### Source material
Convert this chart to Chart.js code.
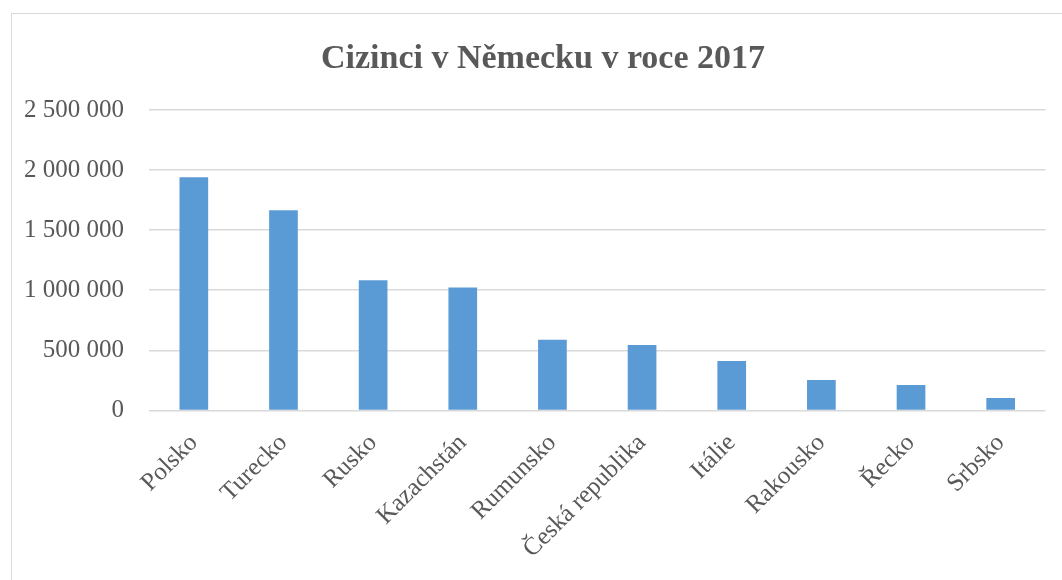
<!DOCTYPE html>
<html>
<head>
<meta charset="utf-8">
<script src="https://cdn.jsdelivr.net/npm/chart.js@4/dist/chart.umd.min.js"></script>
<style>
html,body{margin:0;padding:0;background:#fff;overflow:hidden;width:1062px;height:580px;}
#box{position:absolute;left:11px;top:13px;width:1064px;height:600px;border:1px solid #d9d9d9;box-sizing:border-box;}
#wrap{position:absolute;left:0;top:0;width:1062px;height:598px;}
</style>
</head>
<body>
<div id="box"><div id="wrap"><canvas id="c"></canvas></div></div>
<script>
const categories = ["Polsko","Turecko","Rusko","Kazachstán","Rumunsko","Česká republika","Itálie","Rakousko","Řecko","Srbsko"];
const values = [1940000,1665000,1083000,1022000,587000,545000,412000,253000,212000,103000];
const yTicks = [0,500000,1000000,1500000,2000000,2500000];
const titleText = "Cizinci v Německu v roce 2017";

function fmt(v){return String(v).replace(/\B(?=(\d{3})+(?!\d))/g,"\u00a0");}

const titlePlugin = {
  id:'customTitle',
  afterDraw(chart){
    const ctx = chart.ctx;
    ctx.save();
    ctx.font = 'bold 34px "Liberation Serif", serif';
    ctx.fillStyle = '#595959';
    ctx.textAlign = 'center';
    ctx.textBaseline = 'alphabetic';
    ctx.fillText(titleText, 531, 54);
    ctx.restore();
  }
};

new Chart(document.getElementById('c'),{
  type:'bar',
  data:{labels:categories,datasets:[{data:values,backgroundColor:'#5B9BD5',borderWidth:0,categoryPercentage:1,barPercentage:0.32}]},
  plugins:[titlePlugin],
  options:{
    responsive:true,maintainAspectRatio:false,animation:false,
    layout:{padding:{left:-13,right:28.5,top:96,bottom:38}},
    plugins:{legend:{display:false},tooltip:{enabled:false},title:{display:false}},
    scales:{
      x:{grid:{display:false},border:{display:false},
         ticks:{color:'#595959',font:{family:'"Liberation Serif", serif',size:25},minRotation:45,maxRotation:45,padding:10}},
      y:{min:0,max:2500000,afterBuildTicks:(s)=>{s.ticks=yTicks.map(v=>({value:v}));},
         grid:{color:'#d9d9d9',lineWidth:1.5,drawTicks:false},border:{display:false},
         ticks:{color:'#595959',font:{family:'"Liberation Serif", serif',size:25},padding:25,callback:(v)=>fmt(v)}}
    }
  }
});
</script>
</body>
</html>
######
### What is asked
Skipping the pictures, transcribe each line above exactly as it appears.

### Response to this task
Convert this chart to Chart.js code.
<!DOCTYPE html>
<html>
<head>
<meta charset="utf-8">
<script src="https://cdn.jsdelivr.net/npm/chart.js@4/dist/chart.umd.min.js"></script>
<style>
html,body{margin:0;padding:0;background:#fff;overflow:hidden;width:1062px;height:580px;}
#box{position:absolute;left:11px;top:13px;width:1064px;height:600px;border:1px solid #d9d9d9;box-sizing:border-box;}
#wrap{position:absolute;left:0;top:0;width:1062px;height:598px;}
</style>
</head>
<body>
<div id="box"><div id="wrap"><canvas id="c"></canvas></div></div>
<script>
const categories = ["Polsko","Turecko","Rusko","Kazachstán","Rumunsko","Česká republika","Itálie","Rakousko","Řecko","Srbsko"];
const values = [1940000,1665000,1083000,1022000,587000,545000,412000,253000,212000,103000];
const yTicks = [0,500000,1000000,1500000,2000000,2500000];
const titleText = "Cizinci v Německu v roce 2017";

function fmt(v){return String(v).replace(/\B(?=(\d{3})+(?!\d))/g,"\u00a0");}

const titlePlugin = {
  id:'customTitle',
  afterDraw(chart){
    const ctx = chart.ctx;
    ctx.save();
    ctx.font = 'bold 34px "Liberation Serif", serif';
    ctx.fillStyle = '#595959';
    ctx.textAlign = 'center';
    ctx.textBaseline = 'alphabetic';
    ctx.fillText(titleText, 531, 54);
    ctx.restore();
  }
};

new Chart(document.getElementById('c'),{
  type:'bar',
  data:{labels:categories,datasets:[{data:values,backgroundColor:'#5B9BD5',borderWidth:0,categoryPercentage:1,barPercentage:0.32}]},
  plugins:[titlePlugin],
  options:{
    responsive:true,maintainAspectRatio:false,animation:false,
    layout:{padding:{left:-13,right:28.5,top:96,bottom:38}},
    plugins:{legend:{display:false},tooltip:{enabled:false},title:{display:false}},
    scales:{
      x:{grid:{display:false},border:{display:false},
         ticks:{color:'#595959',font:{family:'"Liberation Serif", serif',size:25},minRotation:45,maxRotation:45,padding:10}},
      y:{min:0,max:2500000,afterBuildTicks:(s)=>{s.ticks=yTicks.map(v=>({value:v}));},
         grid:{color:'#d9d9d9',lineWidth:1.5,drawTicks:false},border:{display:false},
         ticks:{color:'#595959',font:{family:'"Liberation Serif", serif',size:25},padding:25,callback:(v)=>fmt(v)}}
    }
  }
});
</script>
</body>
</html>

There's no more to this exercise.